Table change history + incremental models = ❤️. Working fast AND working right.
Plus: how to choose a product analytics tool, writing a dbt Macro 101, what's missing in data CI/CD and how to design your own warehouse security framework.
👋 O hai! Can you believe it’s already October? 🎃 That means, it’s less than three more weeks to Coalesce! 💜
I’ll be seeing you in NoLa, where we’re hosting a community Hackathon. If you’ve always wanted to write more macros, packages, contribute to core or documentation — come join us Monday! I’m excited to see you there!
Now, my last roundup was a little heavy on the original content, so this weekend I want to balance that but putting the most interest writing in the Community front and center instead :)
In this issue:
Write a custom dbt Macro, by Madison Mae
Choosing a Product Analytics Tool, by Sarah Krasnik
Lessons Learned when scaling dbt models quickly, by Wei Jian
Using BigQuery change data capture with dbt incremental models, by Jay Lewis
Building a centralized data warehouse security framework, pt 1, by MuleSoft’s Data Engineering team
Enjoy the issue!
-Anna
Write a custom dbt Macro
by Madison Mae
Explaining complex concepts very simply is probably the hardest part of technical writing. This is one of the reasons I enjoy Madison Mae’s blog so much lately — its especially great at breaking concepts down into their fundaments. This week’s edition: dbt Macros.
dbt Macros can be pretty intimidating because they are expressed in Jinja, and can feel like a big jump from SQL. When do you simply use Jinja and when do you turn that into a Macro? Madison Mae has you covered:
Don’t know whether you should write a macro or not for your use case? You want your macros to apply to multiple places within your dbt project. If it can’t be reused, it’s probably not necessary. dbt code is meant to be modular.
If it can’t be reused, it’s probably not necessary.
The only thing I have left to add to this post is that there’s plenty of macros out there that can be reused via the dbt Package Hub.
🏆 10/10 recommend this post for any of your new analytics engineer onboarding materials.
Choosing a Product Analytics Tool
by Sarah Krasnik
I was just chatting with someone this week about how to get setup with a modern data stack when you have a 1) lean data team and 2) lots of existing product telemetry sitting around, and found myself reaching for a comparison because it’s not a use-case I’ve personally implemented before.
It’s like Sarah read my mind :) What I most loved about this article is how it gives you a quick rundown of what tool might be best suited depending on what you’re trying to do, and saves you days of research and POCs. There’s also a discussion in the comments that goes into the nuances of each platform’s affordances, if you need more detail.
Thank you Sarah, this one is also going in my regular quiver of bookmarked articles!

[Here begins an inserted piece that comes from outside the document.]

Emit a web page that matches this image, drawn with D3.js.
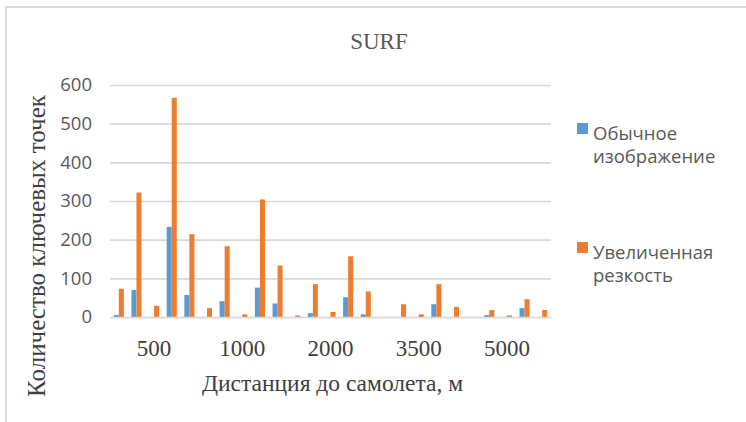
<!DOCTYPE html>
<html>
<head>
<meta charset="utf-8">
<script src="https://cdn.jsdelivr.net/npm/d3@7"></script>
<style>
  html, body { margin: 0; padding: 0; background: #fff; }
  svg { display: block; }
</style>
</head>
<body>
<svg id="chart" width="746" height="422"></svg>
<script>
// Distances (m) and the five shots measured at each distance
const distances = ["500", "1000", "2000", "3500", "5000"];
const shots = ["1", "2", "3", "4", "5"];
const seriesNames = ["Обычное изображение", "Увеличенная резкость"];

// Key-point counts, five shots per distance, in distance order
const normalImage = [5, 70, 0, 233, 57,  0, 41, 0, 76, 35,  0, 10, 0, 51, 7,  0, 0, 0, 33, 0,  0, 5, 0, 23, 0];
const sharpened   = [73, 322, 29, 567, 214,  23, 183, 7, 304, 133,  4, 85, 13, 157, 66,  0, 33, 7, 85, 26,  0, 18, 4, 46, 18];

const yTicks = [0, 100, 200, 300, 400, 500, 600];
const colors = ["#5B9BD5", "#ED7D31"];

const svg = d3.select("#chart");

// Chart frame
svg.append("rect")
  .attr("x", 6).attr("y", 7)
  .attr("width", 760).attr("height", 430)
  .attr("fill", "none").attr("stroke", "#d9d9d9").attr("stroke-width", 2);

const plot = { left: 110, right: 551, top: 85, bottom: 317 };

const x0 = d3.scaleBand().domain(distances).range([plot.left, plot.right]);
const x1 = d3.scaleBand().domain(shots).range([0, x0.bandwidth()]);
const x2 = d3.scaleBand().domain([0, 1]).range([0, x1.bandwidth()])
  .paddingInner(0).paddingOuter(0.75);
const y = d3.scaleLinear().domain([0, 600]).range([plot.bottom, plot.top]);

// Gridlines and value labels
const yAxis = d3.axisLeft(y).tickValues(yTicks)
  .tickSize(-(plot.right - plot.left)).tickPadding(18);
const gy = svg.append("g").attr("transform", `translate(${plot.left},0)`).call(yAxis);
gy.select(".domain").remove();
gy.selectAll(".tick line").attr("stroke", "#d9d9d9").attr("stroke-width", 1.6);
gy.selectAll(".tick text")
  .attr("fill", "#595959")
  .style("font-family", "'Open Sans', sans-serif")
  .style("font-size", "18.5px");

// Bars
const rows = [];
distances.forEach((d, i) => {
  shots.forEach((s, j) => {
    const k = i * shots.length + j;
    rows.push({ d, s, si: 0, v: normalImage[k] });
    rows.push({ d, s, si: 1, v: sharpened[k] });
  });
});

svg.append("g").selectAll("rect")
  .data(rows.filter(r => r.v > 0))
  .join("rect")
  .attr("x", r => x0(r.d) + x1(r.s) + x2(r.si))
  .attr("width", x2.bandwidth())
  .attr("y", r => y(r.v))
  .attr("height", r => y(0) - y(r.v))
  .attr("fill", r => colors[r.si]);

// Category axis
const xAxis = d3.axisBottom(x0).tickSize(0).tickPadding(23);
const gx = svg.append("g").attr("transform", `translate(0,${plot.bottom})`).call(xAxis);
gx.select(".domain").attr("stroke", "#d9d9d9").attr("stroke-width", 1.6);
gx.selectAll(".tick text")
  .attr("fill", "#404040")
  .style("font-family", "'Liberation Serif', serif")
  .style("font-size", "23px");

// Title
svg.append("text")
  .attr("x", 379).attr("y", 49)
  .attr("text-anchor", "middle")
  .attr("fill", "#595959")
  .style("font-family", "'Liberation Serif', serif")
  .style("font-size", "23px")
  .text("SURF");

// Axis titles
svg.append("text")
  .attr("x", (plot.left + plot.right) / 2 + 2).attr("y", 391)
  .attr("text-anchor", "middle")
  .attr("fill", "#404040")
  .style("font-family", "'Liberation Serif', serif")
  .style("font-size", "23.5px")
  .text("Дистанция до самолета, м");

svg.append("text")
  .attr("transform", "translate(45,246) rotate(-90)")
  .attr("text-anchor", "middle")
  .attr("fill", "#404040")
  .style("font-family", "'Liberation Serif', serif")
  .style("font-size", "25px")
  .text("Количество ключевых точек");

// Legend: swatch plus a two-line label per series
const legendLines = [["Обычное", "изображение"], ["Увеличенная", "резкость"]];
const legendTop = [123, 242];
const legend = svg.append("g");
legendLines.forEach((lines, i) => {
  legend.append("rect")
    .attr("x", 577).attr("y", legendTop[i])
    .attr("width", 11).attr("height", 11)
    .attr("fill", colors[i]);
  lines.forEach((ln, j) => {
    legend.append("text")
      .attr("x", 593).attr("y", legendTop[i] + 17 + j * 23)
      .attr("fill", "#595959")
      .style("font-family", "'Open Sans', sans-serif")
      .style("font-size", "18.5px")
      .text(ln);
  });
});
</script>
</body>
</html>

Lessons Learned when scaling dbt models quickly
by Wei Jian
In my last roundup, I spend some time talking about the natural consequences of enabling more data humans to collaborate on a single code base — more complexity. This sparked a very interesting debate about to what extent we should spend more time building a data model right the first time, versus get something out the door that’s messier.
I think Wei Jian has done a fantastic job digging into this dichotomy, and pointing out that these are not, in fact, mutually exclusive ideas:
Pipeline scalability matters as its usage increases. We can spend a long time building the perfect data pipeline to support a business requirement, but if no one uses the data, or the business context changes, all our punctilious effort would go to waste. In that case, build and ship them quickly, and work on optimisation when more stakeholders are using the data, or drop it if no one does.
Additionally, I found the distinction Wei Jian draws between building something “properly” and building it “right” exceptionally insightful:
building it properly (as how I would define it) is building dbt models that follow best practices, consistent style guide, and readable SQL. Building it right requires more careful thought, because not only do we want a pipeline that transforms data we have now, it considers scalability and code reusability in the future; we want to make sure we cover all bases and build it once, so we don’t have to revisit it every time there are new changes.
Here’s why this distinction matters:
knowing that the business is unlikely to wait until your data is perfect means that data professionals have to make a tough trade off between moving fast and building for the future.
however, because of things like easily accessible data modeling best practices, version control, testing, dedicated development environments and various affordances like linting and diffing in CI/CD, moving fast no longer means working inefficiently. It’s now possible to write readable code quickly, get the data you need in the shape you need it with a lot less delay, and document it for the next person.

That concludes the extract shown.